Testing strategy for legacy app with tightly coupled backend

I’m working on cleaning up a legacy ember app from a few years ago, and I’m hoping to write some tests to ensure my cleanup doesn’t break anything (it currently has no tests at all). The app is tightly coupled (via Ember Data) to a Node/Express backend that lives in its /server directory (I’m considering separating it out into its own repo at some point, but that’s another story). The backend, in turn, has no data storage of its own, but makes API calls to several other services, which I’d probably need to mock.

Because they’re so tightly coupled, I’d prefer to have integration tests testing the Ember app along with its backend, instead of (or at least in addition to) mocking the backend with something like mirage, so that I don’t have to worry about my stubs getting out of sync with the actual API interface.

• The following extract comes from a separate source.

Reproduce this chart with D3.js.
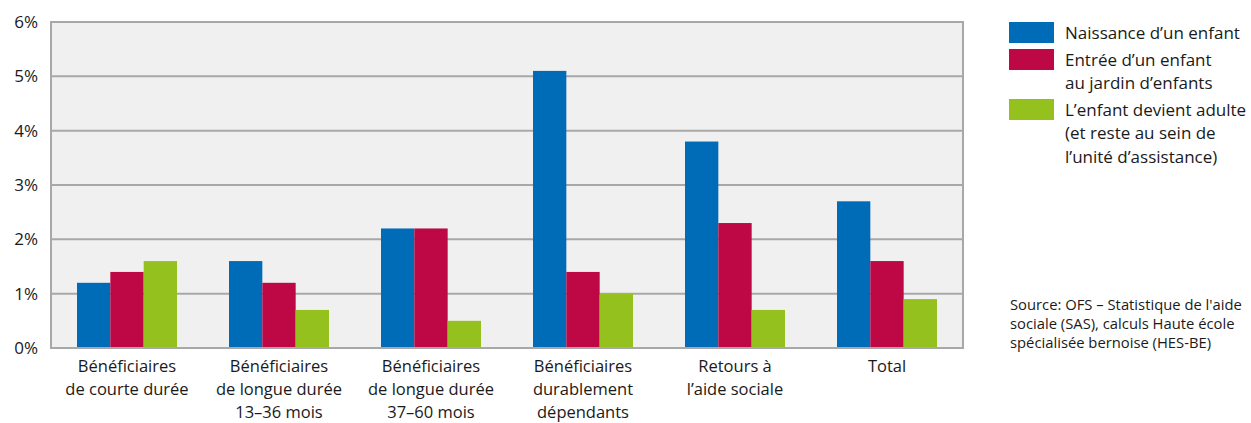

I have a few questions about my approach here:

  • I’m assuming that I should start with end-to-end integration tests to make sure I don’t break anything, then begin to add unit tests later on to deal with specific edge cases or make debugging easier. Does this seem reasonable?
  • In addition to testing the backend through integration tests encompassing both the ember app and the backend, I’d like to tests the backend by itself as well. Would it be possible to integrate those tests in some fashion, so that I can (a) use one test command to test both the server and client, and (b) measure code coverage for the backend, taking into account both types of tests?
  • Any other advice about how to test this behemoth?

Thank you so much for any help!

My 2c: If you’re wanting to do end-to-end and API tests I’d personally recommend leaning on a framework that’s designed for that stuff rather than using the Ember testing framework (testem, assume QUnit, etc). I’ve never tried it myself but I imagine you’ll run into some issues if you try writing end-to-end tests in the Ember framework. Whereas if you choose something built for that you can probably right end-to-end tests and API tests all in the same place and then use Ember tests for testing only rendering concerns.

As far as running them all together and code coverage and such… running them together is really as simple as some sort of script (node, bash, etc, really depends on how/where you want to run it) and I would look at code coverage tools that cover both front and backend. I’ve used code climate and codecov in the past which covered both (using ember-cli-code-coverage to generate the coverage reports for the front-end).

Definitely still worthwhile writing Ember tests but I would mock the API for any that you do plan to write. If using mirage I’d maybe start with integration/rendering tests, put your route definitions only in the test files (and not mirage config) so you’re testing only what you need (e.g. the component). Then if you update the API you’ll need to update the component, which means you’ll need to update the tests and therefore everything will hopefully stay roughly in sync.

Anyway, I think your strategy in general good and reasonable.